Creativity is a crucial factor in business today and any manager without creative insights into a business cannot handle the multiple requirements of an increasingly malleable customer base. In this tutorial, we will understand the meaning of Creativity and Focus based on the values and significance of creative problem solving in relation to building situation handling abilities in working professionals and business executives.
Before we move on with that, we need to first give a proper meaning to the word “Creativity”, and then explain the difference between “Creativity” and “Innovation”, as these are the most interchangeably used and easily mistaken terms.
Creativity brings inside an individual some significant skills to analyze any discussion from multiple points of view. It cultivates the ability of dismantling any information and processing it in different ways, so that newer facts can be explored and understood.
All of us must have some creativity because we can manage to find ways to handle new situations when faced with it. Creativity is closely associated with the skills of imagination and often a creative thought is difficult to put in words, because it involves thinking deeply about a subject and coming up with different facets to it.
Defining creativity is not easy, as there are multiple points which involves an ability to come up with new and different viewpoints on a subject. It involves breaking down and restructuring our knowledge about the subject to gain new insights into its nature. However, any definition of creativity is complicated because the concept has many dimensions.

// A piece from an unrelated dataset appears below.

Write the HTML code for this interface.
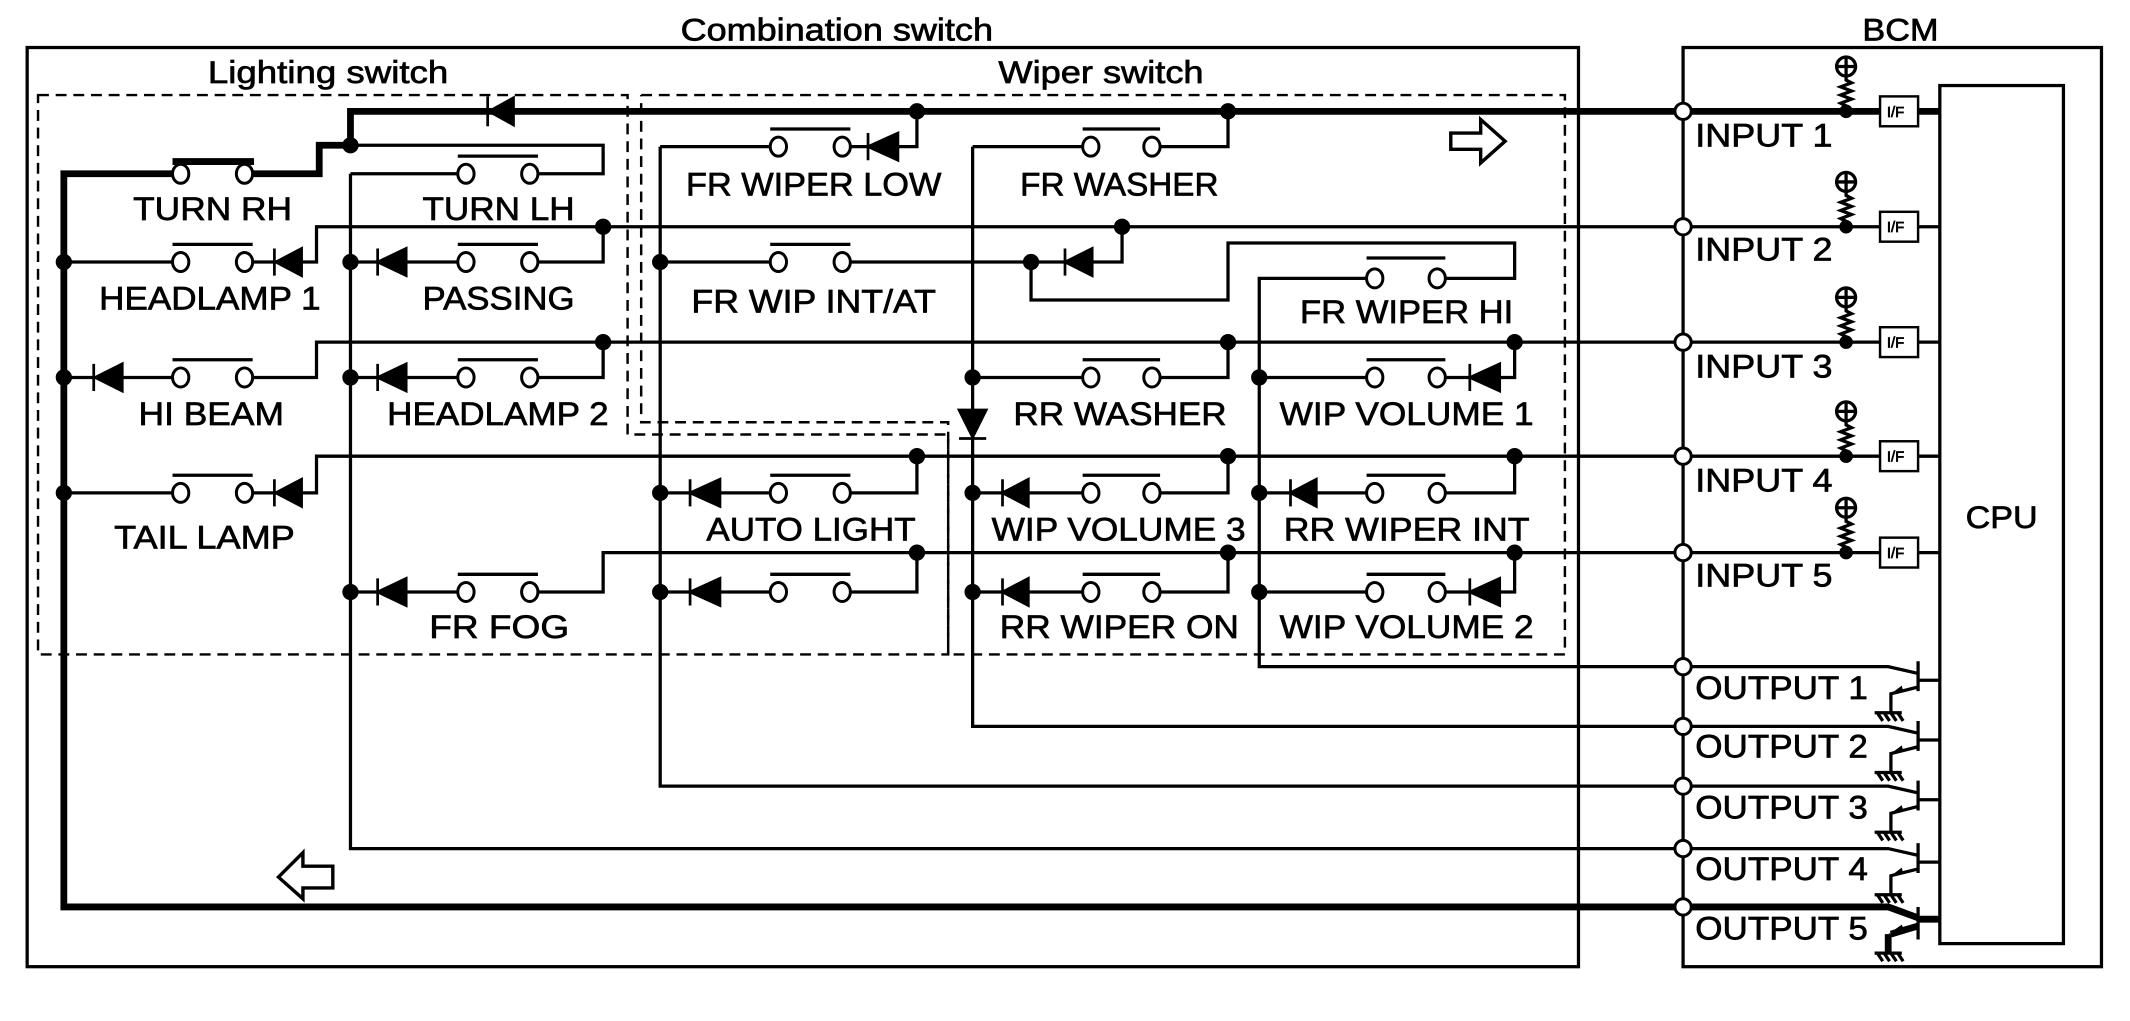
<!DOCTYPE html>
<html><head><meta charset="utf-8"><style>
html,body{margin:0;padding:0;background:#fff}
svg{display:block}
text{font-family:"Liberation Sans",Arial,sans-serif;fill:#000;stroke:#000;stroke-width:0.5}
</style></head><body>
<svg width="2130" height="1021" viewBox="0 0 1568 752" preserveAspectRatio="none" xmlns="http://www.w3.org/2000/svg">
<g fill="none" stroke="#000" stroke-width="2.4">
<rect x="20" y="35" width="1142" height="677"/>
<rect x="1239" y="35" width="308" height="677"/>
<rect x="1428" y="63" width="91" height="632"/>
<g stroke-dasharray="8,5" stroke-width="1.8">
<path d="M28,70 H462 V320 H698 V482 H28 Z"/>
<path d="M472,70 H1152 V482 H698 M698,482 V311 H472 V70"/>
</g>
<g stroke-width="5">
<path d="M1239,82 H258 V107 H235 V128 H186"/>
<path d="M127,119 H187"/>
<path d="M127,128 H47 V668 H1390 L1412,676"/>
<path d="M1239,82 H1384 M1412,82 H1428"/>
<path d="M1412,677 H1428"/>
<path d="M1412,682 L1392,688 M1390,688 V702"/>
</g>
<path d="M258,107 H444 V128 H396 M337,128 H258 M258,128 V625 H1239"/>
<path d="M1239,167 H233 V193 H222 M203,193 H186 M127,193 H47"/>
<path d="M444,167 V193 H396 M337,193 H299 M278,193 H258"/>
<path d="M1239,252 H233 V278 H186 M127,278 H90 M70,278 H47"/>
<path d="M444,252 V278 H396 M337,278 H299 M278,278 H258"/>
<path d="M1239,336 H233 V363 H222 M203,363 H186 M127,363 H47"/>
<path d="M675,336 V363 H626 M567,363 H530 M508,363 H486"/>
<path d="M1239,407 H444 V436 H396 M337,436 H299 M278,436 H258"/>
<path d="M675,407 V436 H626 M567,436 H530 M508,436 H486"/>
<path d="M486,108 V579 H1239"/>
<path d="M486,108 H567 M626,108 H639 M661,108 H675 V82"/>
<path d="M716,108 H797 M854,108 H904 V82 M716,108 V535 H1239"/>
<path d="M486,193 H567 M626,193 H784 M804,193 H826 V167"/>
<path d="M759,193 V221 H904 V179 H1115 V205 H1064 M1006,205 H927 V491 H1239"/>
<path d="M716,278 H797 M854,278 H904 V252"/>
<path d="M927,278 H1006 M1064,278 H1082 M1104,278 H1115 V252"/>
<path d="M716,363 H738 M757,363 H797 M854,363 H904 V336"/>
<path d="M927,363 H950 M969,363 H1006 M1064,363 H1115 V336"/>
<path d="M716,436 H738 M757,436 H797 M854,436 H904 V407"/>
<path d="M927,436 H1006 M1064,436 H1082 M1104,436 H1115 V407"/>
<path d="M337,115 H396 M127,180 H186 M337,180 H396 M127,265 H186 M337,265 H396 M127,350 H186 M567,350 H626 M337,423 H396 M567,423 H626
M567,95 H626 M797,95 H854 M567,180 H626 M1006,190 H1064 M797,265 H854 M1006,265 H1064 M797,350 H854 M1006,350 H1064 M797,423 H854 M1006,423 H1064"/>
<path d="M1239,167 H1384 M1412,167 H1428 M1239,252 H1384 M1412,252 H1428 M1239,336 H1384 M1412,336 H1428 M1239,407 H1384 M1412,407 H1428"/>
<g stroke-width="1.8">
<rect x="1384" y="71" width="28" height="22"/><rect x="1384" y="156" width="28" height="22"/><rect x="1384" y="241" width="28" height="22"/><rect x="1384" y="325" width="28" height="22"/><rect x="1384" y="396" width="28" height="22"/>
</g>
<g id="pu">
<path d="M1359,82 L1359,78 L1355,76 L1363,73 L1355,70 L1363,67 L1355,64 L1363,61 L1359,59 V56"/>
<circle cx="1359" cy="49" r="7"/><path d="M1352,49 H1366 M1359,42 V56"/>
</g>
<use href="#pu" y="85"/><use href="#pu" y="170"/><use href="#pu" y="254"/><use href="#pu" y="325"/>
<g id="tr">
<path d="M1239,491 H1390 L1412,496 M1412,487 V509 M1412,501 H1428 M1412,506 L1392,511 V525 M1380,525 H1400 M1382,525 l4,6 M1387,525 l4,6 M1392,525 l4,6 M1397,525 l4,6"/>
</g>
<use href="#tr" y="44"/><use href="#tr" y="88"/><use href="#tr" y="134"/>
<path d="M1412,668 V692 M1380,702 H1400 M1382,702 l4,6 M1387,702 l4,6 M1392,702 l4,6 M1397,702 l4,6"/>
<path d="M1068,98 H1090 V88 L1108,104 L1090,120 V110 H1068 Z" stroke-width="2.5"/>
<path d="M245,638 H223 V628 L205,646 L223,662 V654 H245 Z" stroke-width="2.5"/>
</g>
<g fill="#000">
<path d="M1392,511 l8,-6 l1,4 z"/><path d="M1392,555 l8,-6 l1,4 z"/><path d="M1392,599 l8,-6 l1,4 z"/><path d="M1392,645 l8,-6 l1,4 z"/><path d="M1390,688 l10,-7 l2,5 z"/>
</g>
<g fill="#fff" stroke="#000" stroke-width="2.2">
<ellipse cx="133" cy="128" rx="6" ry="7"/><ellipse cx="180" cy="128" rx="6" ry="7"/>
<ellipse cx="343" cy="128" rx="6" ry="7"/><ellipse cx="390" cy="128" rx="6" ry="7"/>
<ellipse cx="133" cy="193" rx="6" ry="7"/><ellipse cx="180" cy="193" rx="6" ry="7"/>
<ellipse cx="343" cy="193" rx="6" ry="7"/><ellipse cx="390" cy="193" rx="6" ry="7"/>
<ellipse cx="133" cy="278" rx="6" ry="7"/><ellipse cx="180" cy="278" rx="6" ry="7"/>
<ellipse cx="343" cy="278" rx="6" ry="7"/><ellipse cx="390" cy="278" rx="6" ry="7"/>
<ellipse cx="133" cy="363" rx="6" ry="7"/><ellipse cx="180" cy="363" rx="6" ry="7"/>
<ellipse cx="573" cy="363" rx="6" ry="7"/><ellipse cx="620" cy="363" rx="6" ry="7"/>
<ellipse cx="343" cy="436" rx="6" ry="7"/><ellipse cx="390" cy="436" rx="6" ry="7"/>
<ellipse cx="573" cy="436" rx="6" ry="7"/><ellipse cx="620" cy="436" rx="6" ry="7"/>
<ellipse cx="573" cy="108" rx="6" ry="7"/><ellipse cx="620" cy="108" rx="6" ry="7"/>
<ellipse cx="803" cy="108" rx="6" ry="7"/><ellipse cx="848" cy="108" rx="6" ry="7"/>
<ellipse cx="573" cy="193" rx="6" ry="7"/><ellipse cx="620" cy="193" rx="6" ry="7"/>
<ellipse cx="1012" cy="205" rx="6" ry="7"/><ellipse cx="1058" cy="205" rx="6" ry="7"/>
<ellipse cx="803" cy="278" rx="6" ry="7"/><ellipse cx="848" cy="278" rx="6" ry="7"/>
<ellipse cx="1012" cy="278" rx="6" ry="7"/><ellipse cx="1058" cy="278" rx="6" ry="7"/>
<ellipse cx="803" cy="363" rx="6" ry="7"/><ellipse cx="848" cy="363" rx="6" ry="7"/>
<ellipse cx="1012" cy="363" rx="6" ry="7"/><ellipse cx="1058" cy="363" rx="6" ry="7"/>
<ellipse cx="803" cy="436" rx="6" ry="7"/><ellipse cx="848" cy="436" rx="6" ry="7"/>
<ellipse cx="1012" cy="436" rx="6" ry="7"/><ellipse cx="1058" cy="436" rx="6" ry="7"/>
<circle cx="1239" cy="82" r="6"/><circle cx="1239" cy="167" r="6"/><circle cx="1239" cy="252" r="6"/><circle cx="1239" cy="336" r="6"/><circle cx="1239" cy="407" r="6"/>
<circle cx="1239" cy="491" r="6"/><circle cx="1239" cy="535" r="6"/><circle cx="1239" cy="579" r="6"/><circle cx="1239" cy="625" r="6"/><circle cx="1239" cy="668" r="6"/>
</g>
<g fill="#000" stroke="#000" stroke-width="2">
<path d="M360,82 L378,72 L378,92 Z M359,71 V93"/>
<path d="M203,193 L222,183 L222,203 Z M202,183 V203"/>
<path d="M278,193 L299,183 L299,203 Z M278,183 V203"/>
<path d="M70,278 L90,268 L90,288 Z M69,268 V288"/>
<path d="M278,278 L299,268 L299,288 Z M278,268 V288"/>
<path d="M203,363 L222,353 L222,373 Z M202,353 V373"/>
<path d="M508,363 L530,353 L530,373 Z M508,353 V373"/>
<path d="M278,436 L299,426 L299,446 Z M278,426 V446"/>
<path d="M508,436 L530,426 L530,446 Z M508,426 V446"/>
<path d="M639,108 L661,98 L661,118 Z M639,98 V118"/>
<path d="M784,193 L804,183 L804,203 Z M784,183 V203"/>
<path d="M1082,278 L1104,268 L1104,288 Z M1082,268 V288"/>
<path d="M738,363 L757,353 L757,373 Z M738,353 V373"/>
<path d="M950,363 L969,353 L969,373 Z M950,353 V373"/>
<path d="M738,436 L757,426 L757,446 Z M738,426 V446"/>
<path d="M1082,436 L1104,426 L1104,446 Z M1082,426 V446"/>
<path d="M706,302 L726,302 L716,322 Z M706,323 H726"/>
</g>
<g fill="#000">
<circle cx="258" cy="107" r="6"/><circle cx="444" cy="167" r="6"/><circle cx="444" cy="252" r="6"/>
<circle cx="47" cy="193" r="6"/><circle cx="47" cy="278" r="6"/><circle cx="47" cy="363" r="6"/>
<circle cx="258" cy="193" r="6"/><circle cx="258" cy="278" r="6"/><circle cx="258" cy="436" r="6"/>
<circle cx="486" cy="193" r="6"/><circle cx="486" cy="363" r="6"/><circle cx="486" cy="436" r="6"/>
<circle cx="675" cy="82" r="6"/><circle cx="904" cy="82" r="6"/><circle cx="826" cy="167" r="6"/><circle cx="759" cy="193" r="6"/>
<circle cx="904" cy="252" r="6"/><circle cx="1115" cy="252" r="6"/><circle cx="716" cy="278" r="6"/><circle cx="927" cy="278" r="6"/>
<circle cx="675" cy="336" r="6"/><circle cx="904" cy="336" r="6"/><circle cx="1115" cy="336" r="6"/><circle cx="716" cy="363" r="6"/><circle cx="927" cy="363" r="6"/>
<circle cx="675" cy="407" r="6"/><circle cx="904" cy="407" r="6"/><circle cx="1115" cy="407" r="6"/><circle cx="716" cy="436" r="6"/><circle cx="927" cy="436" r="6"/>
<circle cx="1359" cy="82" r="5"/><circle cx="1359" cy="167" r="5"/><circle cx="1359" cy="252" r="5"/><circle cx="1359" cy="336" r="5"/><circle cx="1359" cy="407" r="5"/>
</g>
<g font-size="23">
<text x="501" y="30" textLength="230" lengthAdjust="spacingAndGlyphs">Combination switch</text>
<text x="153" y="61" textLength="177" lengthAdjust="spacingAndGlyphs">Lighting switch</text>
<text x="735" y="61" textLength="151" lengthAdjust="spacingAndGlyphs">Wiper switch</text>
<text x="1371" y="30" textLength="56" lengthAdjust="spacingAndGlyphs">BCM</text>
<text x="1447" y="389" textLength="53" lengthAdjust="spacingAndGlyphs">CPU</text>
</g>
<g font-size="24">
<text x="98" y="162" textLength="117" lengthAdjust="spacingAndGlyphs">TURN RH</text>
<text x="311" y="162" textLength="112" lengthAdjust="spacingAndGlyphs">TURN LH</text>
<text x="73" y="228" textLength="163" lengthAdjust="spacingAndGlyphs">HEADLAMP 1</text>
<text x="311" y="228" textLength="112" lengthAdjust="spacingAndGlyphs">PASSING</text>
<text x="102" y="313" textLength="107" lengthAdjust="spacingAndGlyphs">HI BEAM</text>
<text x="285" y="313" textLength="163" lengthAdjust="spacingAndGlyphs">HEADLAMP 2</text>
<text x="84" y="404" textLength="133" lengthAdjust="spacingAndGlyphs">TAIL LAMP</text>
<text x="316" y="470" textLength="103" lengthAdjust="spacingAndGlyphs">FR FOG</text>
<text x="520" y="398" textLength="154" lengthAdjust="spacingAndGlyphs">AUTO LIGHT</text>
<text x="505" y="144" textLength="188" lengthAdjust="spacingAndGlyphs">FR WIPER LOW</text>
<text x="751" y="144" textLength="146" lengthAdjust="spacingAndGlyphs">FR WASHER</text>
<text x="509" y="230" textLength="180" lengthAdjust="spacingAndGlyphs">FR WIP INT/AT</text>
<text x="957" y="238" textLength="157" lengthAdjust="spacingAndGlyphs">FR WIPER HI</text>
<text x="746" y="313" textLength="157" lengthAdjust="spacingAndGlyphs">RR WASHER</text>
<text x="942" y="313" textLength="187" lengthAdjust="spacingAndGlyphs">WIP VOLUME 1</text>
<text x="730" y="398" textLength="187" lengthAdjust="spacingAndGlyphs">WIP VOLUME 3</text>
<text x="945" y="398" textLength="181" lengthAdjust="spacingAndGlyphs">RR WIPER INT</text>
<text x="736" y="470" textLength="176" lengthAdjust="spacingAndGlyphs">RR WIPER ON</text>
<text x="942" y="470" textLength="187" lengthAdjust="spacingAndGlyphs">WIP VOLUME 2</text>
<text x="1248" y="108" textLength="101" lengthAdjust="spacingAndGlyphs">INPUT 1</text>
<text x="1248" y="192" textLength="101" lengthAdjust="spacingAndGlyphs">INPUT 2</text>
<text x="1248" y="278" textLength="101" lengthAdjust="spacingAndGlyphs">INPUT 3</text>
<text x="1248" y="362" textLength="101" lengthAdjust="spacingAndGlyphs">INPUT 4</text>
<text x="1248" y="432" textLength="101" lengthAdjust="spacingAndGlyphs">INPUT 5</text>
<text x="1248" y="515" textLength="127" lengthAdjust="spacingAndGlyphs">OUTPUT 1</text>
<text x="1248" y="558" textLength="127" lengthAdjust="spacingAndGlyphs">OUTPUT 2</text>
<text x="1248" y="603" textLength="127" lengthAdjust="spacingAndGlyphs">OUTPUT 3</text>
<text x="1248" y="648" textLength="127" lengthAdjust="spacingAndGlyphs">OUTPUT 4</text>
<text x="1248" y="692" textLength="127" lengthAdjust="spacingAndGlyphs">OUTPUT 5</text>
</g>
<g font-size="11">
<text x="1389" y="86" stroke-width="0.2">I/F</text><text x="1389" y="171" stroke-width="0.2">I/F</text><text x="1389" y="256" stroke-width="0.2">I/F</text><text x="1389" y="340" stroke-width="0.2">I/F</text><text x="1389" y="411" stroke-width="0.2">I/F</text>
</g>
</svg>
</body></html>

Creativity is the process of organizing our learning, reasoning and logic in such a manner that we can get a better understanding of the situation that we are considering. Maslow, the famous American Psychologist, had envisioned Creativity in two levels of evolution −
As per him, Primary Creativity was the reason behind all new ideas, innovation, etc. and Secondary Creativity is more induced in nature and was obtained through working together and observing other people’s behavior and functioning. He also observed that the primary creativity was found abundantly in children, but the same children lost this creativity when they became adults.